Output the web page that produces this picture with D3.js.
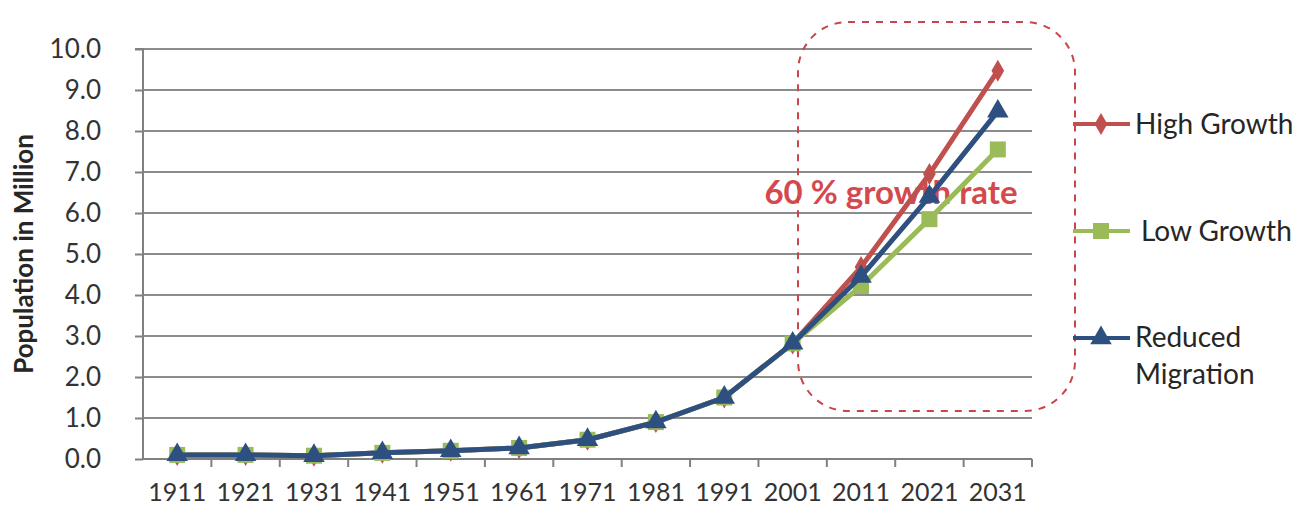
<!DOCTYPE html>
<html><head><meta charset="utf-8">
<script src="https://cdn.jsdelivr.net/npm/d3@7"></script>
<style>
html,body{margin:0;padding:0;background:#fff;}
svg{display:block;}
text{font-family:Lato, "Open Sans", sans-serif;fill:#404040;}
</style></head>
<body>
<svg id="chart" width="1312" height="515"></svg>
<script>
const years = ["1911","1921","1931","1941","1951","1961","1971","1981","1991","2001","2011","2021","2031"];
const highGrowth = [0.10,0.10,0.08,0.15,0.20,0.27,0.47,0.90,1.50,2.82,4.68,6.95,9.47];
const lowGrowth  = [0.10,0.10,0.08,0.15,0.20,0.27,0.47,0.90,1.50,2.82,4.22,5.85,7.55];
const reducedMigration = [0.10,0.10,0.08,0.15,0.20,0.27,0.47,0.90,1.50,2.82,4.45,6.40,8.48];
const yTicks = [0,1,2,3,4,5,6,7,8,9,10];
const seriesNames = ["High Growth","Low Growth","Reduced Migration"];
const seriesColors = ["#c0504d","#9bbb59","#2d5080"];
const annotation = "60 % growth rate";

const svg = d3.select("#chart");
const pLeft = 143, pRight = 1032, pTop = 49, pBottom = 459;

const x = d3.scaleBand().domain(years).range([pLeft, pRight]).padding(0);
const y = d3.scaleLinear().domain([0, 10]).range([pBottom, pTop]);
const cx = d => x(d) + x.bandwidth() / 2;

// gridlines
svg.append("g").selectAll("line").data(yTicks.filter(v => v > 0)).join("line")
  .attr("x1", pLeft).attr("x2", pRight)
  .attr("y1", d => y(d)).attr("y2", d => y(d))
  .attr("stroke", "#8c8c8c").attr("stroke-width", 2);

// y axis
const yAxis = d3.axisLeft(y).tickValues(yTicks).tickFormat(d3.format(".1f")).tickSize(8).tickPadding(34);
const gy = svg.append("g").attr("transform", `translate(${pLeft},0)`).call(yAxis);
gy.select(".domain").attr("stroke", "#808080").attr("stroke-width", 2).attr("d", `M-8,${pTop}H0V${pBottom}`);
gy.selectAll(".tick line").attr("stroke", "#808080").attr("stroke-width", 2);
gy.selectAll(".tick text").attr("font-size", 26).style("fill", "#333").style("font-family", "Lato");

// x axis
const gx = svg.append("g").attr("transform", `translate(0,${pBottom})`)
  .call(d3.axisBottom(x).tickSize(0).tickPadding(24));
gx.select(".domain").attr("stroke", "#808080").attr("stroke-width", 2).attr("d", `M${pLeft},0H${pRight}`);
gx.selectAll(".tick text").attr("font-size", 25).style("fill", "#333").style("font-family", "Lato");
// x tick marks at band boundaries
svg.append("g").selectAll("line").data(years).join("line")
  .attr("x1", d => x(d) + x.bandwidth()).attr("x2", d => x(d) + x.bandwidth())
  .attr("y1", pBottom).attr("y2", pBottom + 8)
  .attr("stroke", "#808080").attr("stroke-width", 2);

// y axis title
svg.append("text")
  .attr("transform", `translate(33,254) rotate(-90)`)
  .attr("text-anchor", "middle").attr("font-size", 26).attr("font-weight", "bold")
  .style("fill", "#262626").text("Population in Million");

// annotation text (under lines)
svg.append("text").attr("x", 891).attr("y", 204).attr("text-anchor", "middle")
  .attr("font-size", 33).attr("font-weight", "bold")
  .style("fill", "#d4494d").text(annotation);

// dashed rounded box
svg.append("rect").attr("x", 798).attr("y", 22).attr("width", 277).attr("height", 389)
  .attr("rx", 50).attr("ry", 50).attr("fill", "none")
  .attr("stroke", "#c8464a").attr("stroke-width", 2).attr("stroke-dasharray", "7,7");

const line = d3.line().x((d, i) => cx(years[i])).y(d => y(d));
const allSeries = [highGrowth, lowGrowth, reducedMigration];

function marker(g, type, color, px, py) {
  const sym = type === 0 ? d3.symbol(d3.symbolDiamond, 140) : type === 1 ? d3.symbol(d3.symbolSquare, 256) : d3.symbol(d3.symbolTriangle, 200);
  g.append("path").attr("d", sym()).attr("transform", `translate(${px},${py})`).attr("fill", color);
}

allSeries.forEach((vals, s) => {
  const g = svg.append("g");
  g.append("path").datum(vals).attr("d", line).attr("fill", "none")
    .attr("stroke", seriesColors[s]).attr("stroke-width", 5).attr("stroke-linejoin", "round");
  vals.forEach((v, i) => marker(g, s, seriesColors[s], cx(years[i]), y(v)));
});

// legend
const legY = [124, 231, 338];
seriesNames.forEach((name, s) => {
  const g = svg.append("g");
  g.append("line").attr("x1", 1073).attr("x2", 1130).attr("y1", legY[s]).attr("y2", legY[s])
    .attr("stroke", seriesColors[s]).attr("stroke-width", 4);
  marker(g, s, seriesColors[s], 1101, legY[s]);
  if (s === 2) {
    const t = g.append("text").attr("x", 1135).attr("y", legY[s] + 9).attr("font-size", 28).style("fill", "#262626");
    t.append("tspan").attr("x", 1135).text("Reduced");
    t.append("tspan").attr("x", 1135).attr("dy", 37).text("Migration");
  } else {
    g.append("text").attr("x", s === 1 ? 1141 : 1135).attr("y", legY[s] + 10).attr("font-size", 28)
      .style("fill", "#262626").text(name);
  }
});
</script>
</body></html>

________________________

_Your task_
Pictures are excluded; output everything else in the data verbatim.

_Full response_
Output the web page that produces this picture with D3.js.
<!DOCTYPE html>
<html><head><meta charset="utf-8">
<script src="https://cdn.jsdelivr.net/npm/d3@7"></script>
<style>
html,body{margin:0;padding:0;background:#fff;}
svg{display:block;}
text{font-family:Lato, "Open Sans", sans-serif;fill:#404040;}
</style></head>
<body>
<svg id="chart" width="1312" height="515"></svg>
<script>
const years = ["1911","1921","1931","1941","1951","1961","1971","1981","1991","2001","2011","2021","2031"];
const highGrowth = [0.10,0.10,0.08,0.15,0.20,0.27,0.47,0.90,1.50,2.82,4.68,6.95,9.47];
const lowGrowth  = [0.10,0.10,0.08,0.15,0.20,0.27,0.47,0.90,1.50,2.82,4.22,5.85,7.55];
const reducedMigration = [0.10,0.10,0.08,0.15,0.20,0.27,0.47,0.90,1.50,2.82,4.45,6.40,8.48];
const yTicks = [0,1,2,3,4,5,6,7,8,9,10];
const seriesNames = ["High Growth","Low Growth","Reduced Migration"];
const seriesColors = ["#c0504d","#9bbb59","#2d5080"];
const annotation = "60 % growth rate";

const svg = d3.select("#chart");
const pLeft = 143, pRight = 1032, pTop = 49, pBottom = 459;

const x = d3.scaleBand().domain(years).range([pLeft, pRight]).padding(0);
const y = d3.scaleLinear().domain([0, 10]).range([pBottom, pTop]);
const cx = d => x(d) + x.bandwidth() / 2;

// gridlines
svg.append("g").selectAll("line").data(yTicks.filter(v => v > 0)).join("line")
  .attr("x1", pLeft).attr("x2", pRight)
  .attr("y1", d => y(d)).attr("y2", d => y(d))
  .attr("stroke", "#8c8c8c").attr("stroke-width", 2);

// y axis
const yAxis = d3.axisLeft(y).tickValues(yTicks).tickFormat(d3.format(".1f")).tickSize(8).tickPadding(34);
const gy = svg.append("g").attr("transform", `translate(${pLeft},0)`).call(yAxis);
gy.select(".domain").attr("stroke", "#808080").attr("stroke-width", 2).attr("d", `M-8,${pTop}H0V${pBottom}`);
gy.selectAll(".tick line").attr("stroke", "#808080").attr("stroke-width", 2);
gy.selectAll(".tick text").attr("font-size", 26).style("fill", "#333").style("font-family", "Lato");

// x axis
const gx = svg.append("g").attr("transform", `translate(0,${pBottom})`)
  .call(d3.axisBottom(x).tickSize(0).tickPadding(24));
gx.select(".domain").attr("stroke", "#808080").attr("stroke-width", 2).attr("d", `M${pLeft},0H${pRight}`);
gx.selectAll(".tick text").attr("font-size", 25).style("fill", "#333").style("font-family", "Lato");
// x tick marks at band boundaries
svg.append("g").selectAll("line").data(years).join("line")
  .attr("x1", d => x(d) + x.bandwidth()).attr("x2", d => x(d) + x.bandwidth())
  .attr("y1", pBottom).attr("y2", pBottom + 8)
  .attr("stroke", "#808080").attr("stroke-width", 2);

// y axis title
svg.append("text")
  .attr("transform", `translate(33,254) rotate(-90)`)
  .attr("text-anchor", "middle").attr("font-size", 26).attr("font-weight", "bold")
  .style("fill", "#262626").text("Population in Million");

// annotation text (under lines)
svg.append("text").attr("x", 891).attr("y", 204).attr("text-anchor", "middle")
  .attr("font-size", 33).attr("font-weight", "bold")
  .style("fill", "#d4494d").text(annotation);

// dashed rounded box
svg.append("rect").attr("x", 798).attr("y", 22).attr("width", 277).attr("height", 389)
  .attr("rx", 50).attr("ry", 50).attr("fill", "none")
  .attr("stroke", "#c8464a").attr("stroke-width", 2).attr("stroke-dasharray", "7,7");

const line = d3.line().x((d, i) => cx(years[i])).y(d => y(d));
const allSeries = [highGrowth, lowGrowth, reducedMigration];

function marker(g, type, color, px, py) {
  const sym = type === 0 ? d3.symbol(d3.symbolDiamond, 140) : type === 1 ? d3.symbol(d3.symbolSquare, 256) : d3.symbol(d3.symbolTriangle, 200);
  g.append("path").attr("d", sym()).attr("transform", `translate(${px},${py})`).attr("fill", color);
}

allSeries.forEach((vals, s) => {
  const g = svg.append("g");
  g.append("path").datum(vals).attr("d", line).attr("fill", "none")
    .attr("stroke", seriesColors[s]).attr("stroke-width", 5).attr("stroke-linejoin", "round");
  vals.forEach((v, i) => marker(g, s, seriesColors[s], cx(years[i]), y(v)));
});

// legend
const legY = [124, 231, 338];
seriesNames.forEach((name, s) => {
  const g = svg.append("g");
  g.append("line").attr("x1", 1073).attr("x2", 1130).attr("y1", legY[s]).attr("y2", legY[s])
    .attr("stroke", seriesColors[s]).attr("stroke-width", 4);
  marker(g, s, seriesColors[s], 1101, legY[s]);
  if (s === 2) {
    const t = g.append("text").attr("x", 1135).attr("y", legY[s] + 9).attr("font-size", 28).style("fill", "#262626");
    t.append("tspan").attr("x", 1135).text("Reduced");
    t.append("tspan").attr("x", 1135).attr("dy", 37).text("Migration");
  } else {
    g.append("text").attr("x", s === 1 ? 1141 : 1135).attr("y", legY[s] + 10).attr("font-size", 28)
      .style("fill", "#262626").text(name);
  }
});
</script>
</body></html>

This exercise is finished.